La studiosa riporta il testo di Ef 4,1-6: «…un solo corpo e un solo spirito… un solo Signore, una sola fede, un solo battesimo. Un solo Dio e Padre di tutti, che è al di sopra di tutti, opera per mezzo di tutti ed è presente in tutti» (p. 196-197).

Nel corpo del Figlio ogni lontano è divenuto vicino, ogni schiavo è divenuto libero, ogni affamato è diventato “beato”, ogni peccatore è stato liberato dal peccato. Attraverso il perdono.

L’ultima invocazione del Padre Nostro richiede la liberazione dal male. Il primo e più grande male per tutti gli umani sono le divisioni. La vita è nella comunione. “Liberaci dal male” si può chiedere solo a un Dio che sia Padre, un nome comune, al Padre di tutti. E proprio per questo “Salvatore”. «Quando, allora, la Chiesa dice “Padre nostro”, apre il mondo alla gloria di un cielo la cui luce ricade sulla terra come profezia e come squarcio di speranza».

Viene riportato il brano di Ef 2,11-18 su Cristo che ha fatto pace, ha chiamato vicini e lontani, ha fatto dei due una cosa sola. «Per mezzo di lui infatti possiamo presentarci, gli uni e gli altri, al Padre in un solo Spirito» (cf. pp. 198-199).

Nel Figlio, nel Padre e nello Spirito. L’autrice conclude la sua opera citando per esteso le parole di Gesù riportate in Gv 14,12-21. «Non possiamo concludere – commenta – se non con le parole che il Figlio rivolge ai suoi amici, coinvolgendoli nell’intimità del suo dialogo col Padre, nella promessa dello Spirito Santo. Ascoltando queste parole, noi siamo resi figli e figlie del Padre, nella vita del Figlio, Gesù Cristo» (p. 199).

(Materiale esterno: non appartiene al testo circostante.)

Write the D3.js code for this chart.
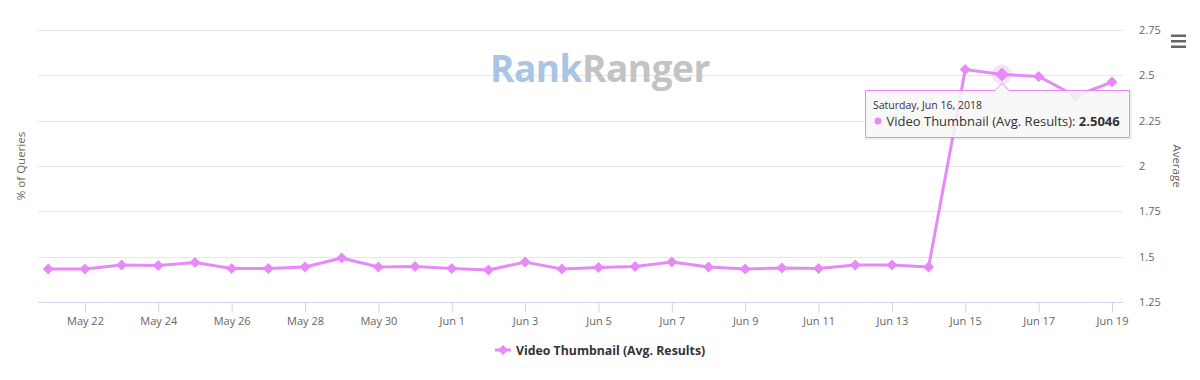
<!DOCTYPE html>
<html>
<head>
<meta charset="utf-8">
<script src="https://cdn.jsdelivr.net/npm/d3@7"></script>
<style>
  html, body { margin: 0; padding: 0; background: #fff; }
  svg { display: block; font-family: "Open Sans", "Lucida Grande", Verdana, sans-serif; }
</style>
</head>
<body>
<svg id="chart" width="1200" height="380"></svg>
<script>
const dates = ["2018-05-21","2018-05-22","2018-05-23","2018-05-24","2018-05-25","2018-05-26","2018-05-27","2018-05-28","2018-05-29","2018-05-30","2018-05-31","2018-06-01","2018-06-02","2018-06-03","2018-06-04","2018-06-05","2018-06-06","2018-06-07","2018-06-08","2018-06-09","2018-06-10","2018-06-11","2018-06-12","2018-06-13","2018-06-14","2018-06-15","2018-06-16","2018-06-17","2018-06-18","2018-06-19"];
const values = [1.432,1.432,1.454,1.451,1.468,1.435,1.435,1.443,1.493,1.443,1.446,1.435,1.426,1.470,1.432,1.440,1.446,1.470,1.443,1.432,1.438,1.435,1.454,1.454,1.443,2.532,2.5046,2.494,2.386,2.463];
const yTicks = [1.25,1.5,1.75,2,2.25,2.5,2.75];
const xTickDates = ["2018-05-22","2018-05-24","2018-05-26","2018-05-28","2018-05-30","2018-06-01","2018-06-03","2018-06-05","2018-06-07","2018-06-09","2018-06-11","2018-06-13","2018-06-15","2018-06-17","2018-06-19"];
const seriesName = "Video Thumbnail (Avg. Results)";
const leftAxisTitle = "% of Queries";
const rightAxisTitle = "Average";
const hoverIndex = 26;
const tooltipDate = "Saturday, Jun 16, 2018";

const parse = d3.utcParse("%Y-%m-%d");
const data = dates.map((d, i) => ({ date: parse(d), value: values[i] }));
const color = "#e58af6";

const svg = d3.select("#chart");
const plotL = 38, plotR = 1123, plotT = 30, plotB = 302;
const DAY = 86400000;

const x = d3.scaleUtc()
  .domain([new Date(+data[0].date - 0.28 * DAY), new Date(+data[data.length - 1].date + 0.3 * DAY)])
  .range([plotL, plotR]);
const y = d3.scaleLinear().domain([1.25, 2.75]).range([plotB, plotT]);

// gridlines
svg.append("g").selectAll("line").data(yTicks).join("line")
  .attr("x1", plotL).attr("x2", plotR)
  .attr("y1", d => Math.round(y(d)) + 0.5).attr("y2", d => Math.round(y(d)) + 0.5)
  .attr("stroke", "#e6e6e6").attr("stroke-width", 1);

// watermark
const wm = svg.append("text").attr("x", 490).attr("y", 82)
  .style("font-family", "'Open Sans', Lato, sans-serif").style("font-weight", "bold")
  .style("font-size", "37px").style("letter-spacing", "-0.5px");
wm.append("tspan").attr("fill", "#a9c5e3").text("Rank");
wm.append("tspan").attr("fill", "#c3c3c3").text("Ranger");

// x axis
const xAxis = d3.axisBottom(x)
  .tickValues(xTickDates.map(parse))
  .tickFormat(d3.utcFormat("%b %-d"))
  .tickSize(10).tickPadding(5);
const gx = svg.append("g").attr("transform", `translate(0,${plotB + 0.5})`).call(xAxis);
gx.select(".domain").attr("stroke", "#ccd6eb").attr("d", `M${plotL},0H${plotR}`);
gx.selectAll(".tick line").attr("stroke", "#ccd6eb");
gx.selectAll(".tick text").attr("fill", "#666").style("font-size", "11px")
  .style("font-family", "'Open Sans', sans-serif");

// right axis labels
const yAxis = d3.axisRight(y).tickValues(yTicks).tickSize(0).tickPadding(0)
  .tickFormat(d => String(d));
const gy = svg.append("g").attr("transform", `translate(1139,0)`).call(yAxis);
gy.select(".domain").remove();
gy.selectAll(".tick text").attr("fill", "#666").style("font-size", "11px")
  .style("font-family", "'Open Sans', sans-serif");

// axis titles
svg.append("text").attr("transform", "translate(25,166) rotate(-90)")
  .attr("text-anchor", "middle").attr("fill", "#6f5f55").style("font-size", "11.5px")
  .text(leftAxisTitle);
svg.append("text").attr("transform", "translate(1173,166) rotate(90)")
  .attr("text-anchor", "middle").attr("fill", "#6f5f55").style("font-size", "11.5px")
  .text(rightAxisTitle);

// line
const line = d3.line().x(d => x(d.date)).y(d => y(d.value));
svg.append("path").datum(data).attr("d", line)
  .attr("fill", "none").attr("stroke", color).attr("stroke-width", 3)
  .attr("stroke-linejoin", "round").attr("stroke-linecap", "round");

// hover halo
const hp = data[hoverIndex];
svg.append("circle").attr("cx", x(hp.date)).attr("cy", y(hp.value)).attr("r", 10)
  .attr("fill", color).attr("fill-opacity", 0.25);

// markers
const diamond = (s) => `M0,${-s}L${s},0L0,${s}L${-s},0Z`;
svg.append("g").selectAll("path").data(data).join("path")
  .attr("transform", d => `translate(${x(d.date)},${y(d.value)})`)
  .attr("d", (d, i) => diamond(i === hoverIndex ? 7 : 5.5))
  .attr("fill", color);

// tooltip
const tx = 865.5, ty = 90.5, tw = 264, th = 47;
const px = x(hp.date);
const tip = svg.append("g");
const tipPath = `M${tx},${ty}H${px - 7}L${px},${ty - 7}L${px + 7},${ty}H${tx + tw}V${ty + th}H${tx}Z`;
tip.append("path").attr("d", tipPath)
  .attr("fill", "none").attr("stroke", "rgba(0,0,0,0.06)").attr("stroke-width", 3)
  .attr("transform", "translate(1,1)");
tip.append("path").attr("d", tipPath)
  .attr("fill", "rgba(247,247,247,0.85)").attr("stroke", color).attr("stroke-width", 1);
tip.append("text").attr("x", tx + 7.5).attr("y", ty + 18)
  .attr("fill", "#333").style("font-size", "10.5px").text(tooltipDate);
tip.append("circle").attr("cx", tx + 12.5).attr("cy", ty + 30.5).attr("r", 3.5).attr("fill", color);
const t2 = tip.append("text").attr("x", tx + 21).attr("y", ty + 35)
  .attr("fill", "#333").style("font-size", "13px");
t2.append("tspan").text(seriesName + ": ");
t2.append("tspan").style("font-weight", "bold").text(String(hp.value));

// legend
const lg = svg.append("g").attr("transform", "translate(495,350)");
lg.append("line").attr("x1", 0).attr("x2", 16).attr("y1", 0).attr("y2", 0)
  .attr("stroke", color).attr("stroke-width", 3);
lg.append("path").attr("transform", "translate(8,0)").attr("d", diamond(5)).attr("fill", color);
lg.append("text").attr("x", 21).attr("y", 4.5).attr("fill", "#333")
  .style("font-size", "12.3px").style("font-weight", "bold").text(seriesName);

// menu icon
svg.append("g").selectAll("rect").data([0, 1, 2]).join("rect")
  .attr("x", 1171).attr("y", d => 34.5 + d * 5.5).attr("width", 15).attr("height", 2.5)
  .attr("fill", "#666");
</script>
</body>
</html>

Un volume di riflessioni bibliche, teologiche e spirituali, scritto con il consueto linguaggio evocativo e sapienziale. Attualizza il messaggio del Concilio di Nicea di cui si ricordano quest’anno i 1700 anni della sua celebrazione.

Rosanna Virgili, Il Padre, San Paolo, Cinisello Balsamo (MI) 2025, pp. 208, € 15,00, ISBN 9788892246935.